THE TASK: Return the data exactly, with all pictures removed.

DATA SECTION:
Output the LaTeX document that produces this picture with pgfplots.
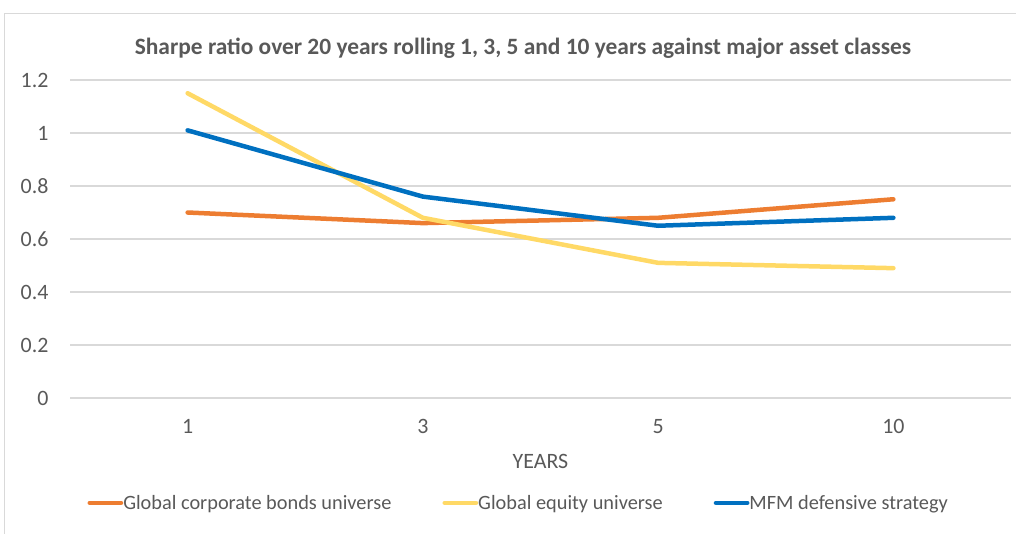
\documentclass[border=0pt]{standalone}
\usepackage{pgfplots}
\pgfplotsset{compat=1.18}
\usepackage{fontspec}
\setmainfont{Carlito}

\definecolor{bondorange}{HTML}{ED7D31}
\definecolor{equityyellow}{HTML}{FFD966}
\definecolor{mfmblue}{HTML}{0070C0}
\definecolor{gridgray}{HTML}{D9D9D9}
\definecolor{textgray}{HTML}{595959}

\begin{document}
\begin{tikzpicture}
\useasboundingbox (0bp,0bp) rectangle (1016bp,-534bp);
% chart frame
\draw[gridgray, line width=1.2bp] (4.5bp,-534bp) -- (4.5bp,-13.5bp) -- (1016bp,-13.5bp);
% title
\node[font=\fontsize{23.5}{27}\selectfont\bfseries, text=textgray] at (523bp,-48bp)
  {Sharpe ratio over 20 years rolling 1, 3, 5 and 10 years against major asset classes};
\begin{axis}[
  at={(70bp,-398bp)}, anchor=south west,
  scale only axis, width=941bp, height=318bp,
  xmin=-0.5, xmax=3.5, ymin=0, ymax=1.2,
  xtick={0,1,2,3}, xticklabels={1,3,5,10},
  ytick={0,0.2,0.4,0.6,0.8,1,1.2},
  yticklabels={0,0.2,0.4,0.6,0.8,1,1.2},
  axis line style={draw=none},
  major tick length=0pt,
  tick style={draw=none},
  ymajorgrids,
  grid style={gridgray, line width=1.2bp},
  ticklabel style={font=\fontsize{22}{26}\selectfont, text=textgray},
  yticklabel style={anchor=east, xshift=-18bp},
  xticklabel style={anchor=north, yshift=-18bp},
  xlabel={YEARS},
  xlabel style={font=\fontsize{22}{26}\selectfont, text=textgray, anchor=center, at={(axis description cs:0.5,-0.2)}},
  legend columns=3,
  legend style={draw=none, fill=none, at={(axis description cs:0.0186,-0.330)}, anchor=west,
    inner sep=0pt, outer sep=0pt, font=\fontsize{20.4}{24}\selectfont, text=textgray,
    nodes={inner sep=0pt},
    /tikz/every even column/.append style={column sep=51bp}},
  legend cell align=left,
  legend image code/.code={\draw[#1, line width=4.5bp, line cap=round] (2.25bp,0bp) -- (33.5bp,0bp);},
  every axis plot/.append style={line width=4.5bp, line cap=round, line join=round},
  clip=false,
]
\addplot[bondorange] coordinates {(0,0.70) (1,0.66) (2,0.68) (3,0.75)};
\addlegendentry{Global corporate bonds universe}
\addplot[equityyellow] coordinates {(0,1.15) (1,0.68) (2,0.51) (3,0.49)};
\addlegendentry{Global equity universe}
\addplot[mfmblue] coordinates {(0,1.01) (1,0.76) (2,0.65) (3,0.68)};
\addlegendentry{MFM defensive strategy}
\end{axis}
\end{tikzpicture}
\end{document}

RESULT OF THIS EXERCISE:
Output the LaTeX document that produces this picture with pgfplots.
\documentclass[border=0pt]{standalone}
\usepackage{pgfplots}
\pgfplotsset{compat=1.18}
\usepackage{fontspec}
\setmainfont{Carlito}

\definecolor{bondorange}{HTML}{ED7D31}
\definecolor{equityyellow}{HTML}{FFD966}
\definecolor{mfmblue}{HTML}{0070C0}
\definecolor{gridgray}{HTML}{D9D9D9}
\definecolor{textgray}{HTML}{595959}

\begin{document}
\begin{tikzpicture}
\useasboundingbox (0bp,0bp) rectangle (1016bp,-534bp);
% chart frame
\draw[gridgray, line width=1.2bp] (4.5bp,-534bp) -- (4.5bp,-13.5bp) -- (1016bp,-13.5bp);
% title
\node[font=\fontsize{23.5}{27}\selectfont\bfseries, text=textgray] at (523bp,-48bp)
  {Sharpe ratio over 20 years rolling 1, 3, 5 and 10 years against major asset classes};
\begin{axis}[
  at={(70bp,-398bp)}, anchor=south west,
  scale only axis, width=941bp, height=318bp,
  xmin=-0.5, xmax=3.5, ymin=0, ymax=1.2,
  xtick={0,1,2,3}, xticklabels={1,3,5,10},
  ytick={0,0.2,0.4,0.6,0.8,1,1.2},
  yticklabels={0,0.2,0.4,0.6,0.8,1,1.2},
  axis line style={draw=none},
  major tick length=0pt,
  tick style={draw=none},
  ymajorgrids,
  grid style={gridgray, line width=1.2bp},
  ticklabel style={font=\fontsize{22}{26}\selectfont, text=textgray},
  yticklabel style={anchor=east, xshift=-18bp},
  xticklabel style={anchor=north, yshift=-18bp},
  xlabel={YEARS},
  xlabel style={font=\fontsize{22}{26}\selectfont, text=textgray, anchor=center, at={(axis description cs:0.5,-0.2)}},
  legend columns=3,
  legend style={draw=none, fill=none, at={(axis description cs:0.0186,-0.330)}, anchor=west,
    inner sep=0pt, outer sep=0pt, font=\fontsize{20.4}{24}\selectfont, text=textgray,
    nodes={inner sep=0pt},
    /tikz/every even column/.append style={column sep=51bp}},
  legend cell align=left,
  legend image code/.code={\draw[#1, line width=4.5bp, line cap=round] (2.25bp,0bp) -- (33.5bp,0bp);},
  every axis plot/.append style={line width=4.5bp, line cap=round, line join=round},
  clip=false,
]
\addplot[bondorange] coordinates {(0,0.70) (1,0.66) (2,0.68) (3,0.75)};
\addlegendentry{Global corporate bonds universe}
\addplot[equityyellow] coordinates {(0,1.15) (1,0.68) (2,0.51) (3,0.49)};
\addlegendentry{Global equity universe}
\addplot[mfmblue] coordinates {(0,1.01) (1,0.76) (2,0.65) (3,0.68)};
\addlegendentry{MFM defensive strategy}
\end{axis}
\end{tikzpicture}
\end{document}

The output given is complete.